To stay compliant, here's what we recommend:

  • If you are hiring in one of the regulated states or cities, post the salary.

  • If you are hiring for a remote position, post the salary.

  • Follow all state and local rules to the letter when posting jobs.

  • Do the work to figure out reasonable pay ranges for the role and experience level (if you are struggling, partner with an external compensation consultant or HR expert to help you figure it out). 

  • List an accurate range in your ads; as a rule of thumb, the high should be no more than 60% above the low (i.e. $100-160K or $20 - $32/hour).

  • Make sure you can explain why a candidate doesn't meet the qualifications for the top salary, and make sure it's fact-based, not subjective (e.g. “they have only two years of experience” and not “they just didn't seem like a good fit”).

  • Document everything—the trend towards pay transparency is only going to get stronger, so use this time to get your house in order. You'll attract a more diverse, capable, and productive workforce as a result.


What does the future hold?


Given the large variability in the laws, pay transparency is a prime candidate to become a federal law to normalize the expectation, enforcement and outcomes.


As an employer, the challenge is not only adding salary, but it's the audit of your existing employee base. To get ahead of what will come, there are a few things to do:


  1. Where appropriate, create functional bands for your employees to understand roles, responsibilities, and required education and skills.

  2. Create appropriate salary ranges for each created band.

  3. Determine the percentage of current workers who fall outside of the current salary band (both low and high).

  4. At each band, understand if the demographic makeup of the band has a disproportionate number of disadvantaged or protected groups at the lower end of, or even outside, the current band. 

  5. If there are any employees outside of the band, high or low, determine the best course for those employees.

  6. If your audit results in clear discrimination on any protected class (gender or race if you are subject to EEO and including military status and disabilities if you are within OFCCP), determine, with counsel, the best path to rectify the pay disparity.


No company worries about the impact of new employees at a lower salary than current employees.
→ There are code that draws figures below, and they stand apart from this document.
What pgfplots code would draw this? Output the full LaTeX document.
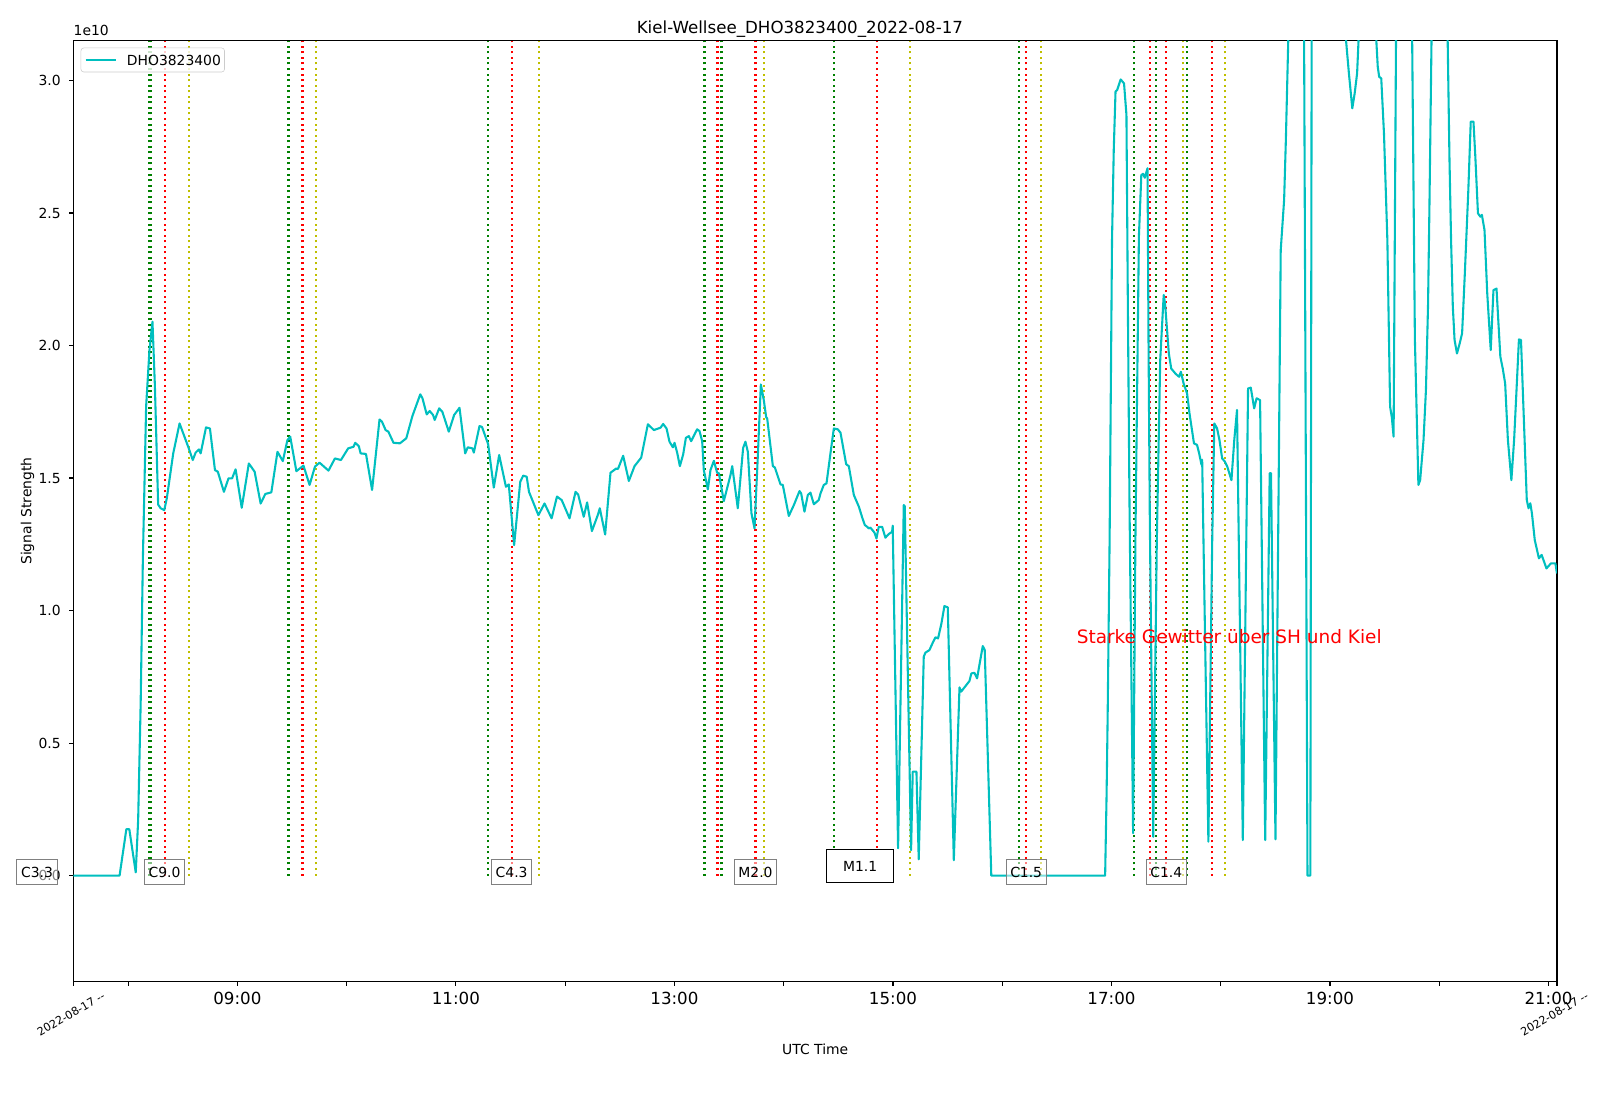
\documentclass[border=0pt]{standalone}
\usepackage{fontspec}
\setmainfont{DejaVu Sans}
\usepackage{pgfplots}
\usepackage{pgfplotstable}
\pgfplotsset{compat=1.18}

\definecolor{mplcyan}{rgb}{0,0.75,0.75}
\definecolor{mplgreen}{rgb}{0,0.5,0}
\definecolor{mplyellow}{rgb}{0.75,0.75,0}

\pgfplotstableread{
t v
7.500 0
7.922 0
7.984 0.175
8.011 0.175
8.070 0.012
8.092 0.21
8.115 0.65
8.135 1.19
8.165 1.77
8.195 1.98
8.223 2.09
8.245 1.85
8.275 1.40
8.298 1.386
8.331 1.379
8.354 1.423
8.413 1.593
8.471 1.706
8.550 1.618
8.592 1.568
8.618 1.596
8.648 1.608
8.664 1.593
8.713 1.691
8.749 1.687
8.795 1.530
8.821 1.524
8.877 1.448
8.919 1.499
8.952 1.499
8.984 1.533
9.040 1.388
9.105 1.555
9.158 1.524
9.213 1.404
9.256 1.440
9.311 1.446
9.367 1.599
9.416 1.564
9.458 1.643
9.484 1.656
9.540 1.526
9.605 1.547
9.661 1.474
9.710 1.543
9.752 1.558
9.834 1.528
9.893 1.574
9.948 1.568
10.014 1.612
10.063 1.618
10.079 1.633
10.112 1.620
10.128 1.593
10.177 1.591
10.233 1.455
10.301 1.721
10.323 1.713
10.357 1.681
10.382 1.675
10.429 1.633
10.488 1.631
10.546 1.650
10.602 1.734
10.674 1.816
10.694 1.801
10.733 1.740
10.760 1.753
10.791 1.738
10.806 1.719
10.847 1.763
10.876 1.750
10.935 1.675
10.984 1.738
11.033 1.765
11.085 1.593
11.109 1.616
11.151 1.612
11.164 1.596
11.216 1.696
11.239 1.693
11.295 1.628
11.347 1.464
11.396 1.587
11.458 1.467
11.484 1.476
11.533 1.247
11.589 1.486
11.616 1.509
11.648 1.505
11.669 1.448
11.755 1.360
11.811 1.404
11.876 1.348
11.925 1.430
11.968 1.417
11.984 1.402
12.040 1.348
12.095 1.448
12.119 1.438
12.170 1.354
12.201 1.408
12.245 1.300
12.301 1.363
12.317 1.386
12.366 1.287
12.415 1.520
12.467 1.536
12.483 1.534
12.531 1.584
12.583 1.489
12.635 1.545
12.696 1.577
12.757 1.703
12.812 1.681
12.873 1.690
12.897 1.704
12.928 1.687
12.955 1.637
12.986 1.616
13.001 1.633
13.025 1.596
13.050 1.545
13.080 1.589
13.105 1.652
13.132 1.658
13.153 1.639
13.208 1.684
13.230 1.677
13.254 1.639
13.269 1.530
13.306 1.457
13.330 1.530
13.361 1.565
13.391 1.520
13.407 1.518
13.452 1.413
13.513 1.511
13.529 1.545
13.580 1.386
13.629 1.614
13.650 1.637
13.672 1.599
13.705 1.367
13.733 1.310
13.763 1.580
13.791 1.853
13.818 1.794
13.840 1.729
13.849 1.725
13.901 1.545
13.919 1.540
13.971 1.476
13.992 1.474
14.047 1.357
14.093 1.398
14.145 1.451
14.160 1.442
14.190 1.373
14.221 1.436
14.245 1.445
14.276 1.401
14.321 1.417
14.337 1.442
14.367 1.474
14.392 1.480
14.428 1.593
14.459 1.687
14.495 1.684
14.520 1.671
14.572 1.552
14.596 1.545
14.642 1.436
14.688 1.392
14.718 1.352
14.742 1.323
14.764 1.316
14.779 1.310
14.794 1.313
14.831 1.294
14.849 1.272
14.870 1.316
14.901 1.316
14.931 1.275
14.962 1.289
14.992 1.297
14.998 1.320
15.047 0.103
15.099 1.398
15.108 1.394
15.166 0.096
15.181 0.392
15.215 0.392
15.236 0.061
15.282 0.826
15.297 0.841
15.334 0.851
15.368 0.882
15.389 0.899
15.413 0.895
15.444 0.952
15.471 1.017
15.502 1.012
15.557 0.058
15.609 0.710
15.624 0.694
15.664 0.715
15.700 0.734
15.718 0.763
15.746 0.765
15.770 0.744
15.794 0.801
15.822 0.866
15.840 0.851
15.900 0
16.942 0
16.955 0.30
16.965 0.60
16.983 1.27
17.005 2.40
17.021 2.74
17.037 2.958
17.052 2.964
17.084 3.004
17.115 2.989
17.137 2.870
17.150 2.15
17.165 1.40
17.198 0.16
17.219 1.266
17.251 2.411
17.273 2.643
17.289 2.648
17.305 2.633
17.320 2.655
17.330 2.669
17.339 2.02
17.351 1.34
17.382 0.146
17.415 1.266
17.446 1.945
17.478 2.191
17.490 2.16
17.525 1.970
17.547 1.913
17.588 1.893
17.619 1.882
17.635 1.901
17.660 1.857
17.692 1.819
17.714 1.744
17.755 1.631
17.783 1.625
17.802 1.594
17.824 1.550
17.830 1.569
17.887 0.128
17.922 1.266
17.941 1.706
17.966 1.688
17.988 1.644
18.013 1.574
18.038 1.562
18.060 1.543
18.098 1.492
18.124 1.644
18.149 1.757
18.202 0.134
18.250 1.838
18.275 1.841
18.306 1.763
18.328 1.801
18.360 1.794
18.407 0.134
18.448 1.518
18.460 1.518
18.501 0.137
18.549 2.360
18.580 2.549
18.596 2.775
18.618 3.153
18.640 3.6
18.740 3.6
18.763 3.15
18.794 0.0
18.820 0.0
18.832 3.15
18.860 3.6
19.120 3.6
19.147 3.15
19.173 3.027
19.204 2.895
19.226 2.952
19.248 3.027
19.261 3.15
19.290 3.6
19.400 3.6
19.424 3.15
19.437 3.052
19.450 3.014
19.469 3.008
19.494 2.80
19.525 2.398
19.550 1.769
19.566 1.729
19.582 1.656
19.604 3.15
19.630 3.6
19.730 3.6
19.752 3.15
19.777 2.021
19.809 1.474
19.825 1.492
19.856 1.644
19.878 1.832
19.897 2.147
19.910 2.524
19.929 3.15
19.950 3.6
20.060 3.6
20.077 3.15
20.093 2.713
20.108 2.398
20.124 2.147
20.140 2.021
20.162 1.970
20.187 2.008
20.209 2.046
20.234 2.272
20.266 2.587
20.288 2.845
20.313 2.845
20.330 2.713
20.354 2.499
20.376 2.486
20.390 2.493
20.414 2.436
20.439 2.197
20.471 1.983
20.496 2.209
20.524 2.215
20.540 2.096
20.559 1.958
20.581 1.913
20.603 1.857
20.628 1.644
20.660 1.492
20.685 1.644
20.707 1.832
20.729 2.023
20.748 2.021
20.770 1.769
20.801 1.417
20.817 1.386
20.833 1.405
20.848 1.367
20.874 1.266
20.912 1.197
20.937 1.210
20.981 1.159
21.022 1.178
21.063 1.178
21.077 1.14
}\dho

\newcommand{\vl}[2]{\addplot[#1, line width=1.5bp, dash pattern=on 1.5bp off 2.5bp, forget plot] coordinates {(#2,0) (#2,3.15)};}

\tikzset{
  flare/.style={draw=black!50, line width=0.7bp, fill=white, fill opacity=0.5, text opacity=1,
    font=\fontsize{10bp}{12bp}\selectfont, inner xsep=3bp, inner ysep=0pt, minimum height=18.4bp, anchor=center},
}

\begin{document}
\begin{tikzpicture}
\begin{axis}[
  at={(0,0)}, anchor=south west,
  scale only axis, width=1068.1bp, height=677.4bp,
  xmin=7.5, xmax=21.077, ymin=-0.4, ymax=3.15,
  clip mode=individual,
  axis line style={line width=0.8bp},
  every tick/.style={black, line width=0.8bp},
  major tick length=3bp, minor tick length=3bp,
  tick align=outside,
  xtick pos=bottom, ytick pos=left,
  xtick={9,11,13,15,17,19,21},
  xticklabels={09:00,11:00,13:00,15:00,17:00,19:00,21:00},
  minor xtick={8,10,12,14,16,18,20},
  extra x ticks={7.5,21.077},
  extra x tick labels={},
  ytick={0,0.5,1,1.5,2,2.5,3},
  yticklabels={0.0,0.5,1.0,1.5,2.0,2.5,3.0},
  xticklabel style={font=\fontsize{12bp}{14bp}\selectfont, anchor=north, inner sep=0pt, yshift=-4.5bp},
  yticklabel style={font=\fontsize{10bp}{12bp}\selectfont, anchor=east, inner sep=0pt, xshift=-6bp},
  xlabel={UTC Time},
  ylabel={Signal Strength},
  xlabel style={at={(axis description cs:0.5,-0.0716)}, anchor=center, font=\fontsize{10bp}{12bp}\selectfont},
  ylabel style={at={(axis description cs:-0.031,0.5)}, anchor=center, font=\fontsize{10bp}{12bp}\selectfont},
  legend style={at={(rel axis cs:0,1)}, anchor=north west, xshift=5.2bp, yshift=-5bp,
    draw=black!20, rounded corners=2bp, fill=white, fill opacity=0.8, text opacity=1,
    inner xsep=2.6bp, inner ysep=5bp, font=\fontsize{10bp}{12bp}\selectfont,
    nodes={inner sep=0pt, text height=7.3bp, text depth=0pt}, column sep=7.4bp},
  legend image code/.code={\draw[#1] (0bp,0bp) -- (21.6bp,0bp);},
]
% flare event lines: green = start, red = peak, yellow = end
\vl{mplgreen}{8.193}
\vl{mplgreen}{8.207}
\vl{red}{8.334}
\vl{mplyellow}{8.554}
\vl{mplgreen}{9.468}
\vl{red}{9.596}
\vl{mplyellow}{9.716}
\vl{mplgreen}{11.298}
\vl{red}{11.510}
\vl{mplyellow}{11.762}
\vl{mplgreen}{13.275}
\vl{red}{13.394}
\vl{mplgreen}{13.431}
\vl{red}{13.742}
\vl{mplyellow}{13.822}
\vl{mplgreen}{14.457}
\vl{red}{14.850}
\vl{mplyellow}{15.160}
\vl{mplgreen}{16.157}
\vl{red}{16.219}
\vl{mplyellow}{16.356}
\vl{mplgreen}{17.207}
\vl{red}{17.356}
\vl{mplgreen}{17.411}
\vl{red}{17.502}
\vl{mplyellow}{17.658}
\vl{mplgreen}{17.694}
\vl{red}{17.923}
\vl{mplyellow}{18.042}

\addplot[mplcyan, line width=1.5bp, line join=round] table[x=t, y=v] {\dho};
\addlegendentry{DHO3823400}

\node[flare] at (axis cs:8.334,0.013) {C9.0};
\node[flare] at (axis cs:11.510,0.013) {C4.3};
\node[flare] at (axis cs:13.742,0.013) {M2.0};
\node[flare] at (axis cs:16.219,0.013) {C1.5};
\node[flare] at (axis cs:17.502,0.013) {C1.4};
\node[draw=black, line width=0.8bp, fill=white, font=\fontsize{10bp}{12bp}\selectfont,
  minimum width=47.9bp, minimum height=24.3bp, inner sep=0pt] at (axis cs:14.700,0.036) {M1.1};
\node[anchor=base west, text=red, font=\fontsize{13.3bp}{16bp}\selectfont, inner sep=0pt] at (axis cs:16.680,0.876) {Starke Gewitter über SH und Kiel};

\coordinate (c33) at (axis cs:7.166,0.013);
\node[anchor=base west, font=\fontsize{10bp}{12bp}\selectfont, inner sep=0pt] at ([yshift=3.5bp]rel axis cs:0,1) {1e10};
\node[anchor=base, font=\fontsize{12bp}{14bp}\selectfont, inner sep=0pt] at ([yshift=5bp]rel axis cs:0.4897,1) {Kiel-Wellsee\_DHO3823400\_2022-08-17};
\node[rotate=30, anchor=center, font=\fontsize{8bp}{10bp}\selectfont, inner sep=0pt] at ([xshift=-1.8bp,yshift=-23.3bp]rel axis cs:0,0) {2022-08-17 -{}-};
\node[rotate=30, anchor=center, font=\fontsize{8bp}{10bp}\selectfont, inner sep=0pt] at ([xshift=-1.8bp,yshift=-23.3bp]rel axis cs:1,0) {2022-08-17 -{}-};
\end{axis}
\node[flare] at (c33) {C3.3};
\pgfresetboundingbox
\path[use as bounding box] (-52.9bp,-86.7bp) rectangle (1099.1bp,706.75bp);
\end{tikzpicture}
\end{document}
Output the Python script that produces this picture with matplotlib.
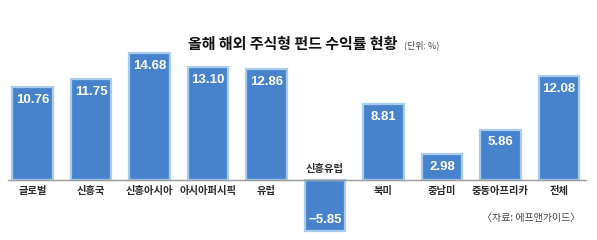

The overwhelming concern is the increased competitive nature that requires a higher salary to gain new employees—while your trained, experienced and contributing employees make less.


Without this audit process, many employers will lose key employees as they recognize that new, untrained and inexperienced employees make more than their key contributors.

Pay transparency is still in its infancy, but this requirement will inevitably accelerate over the next few years, so it's best to prepare now.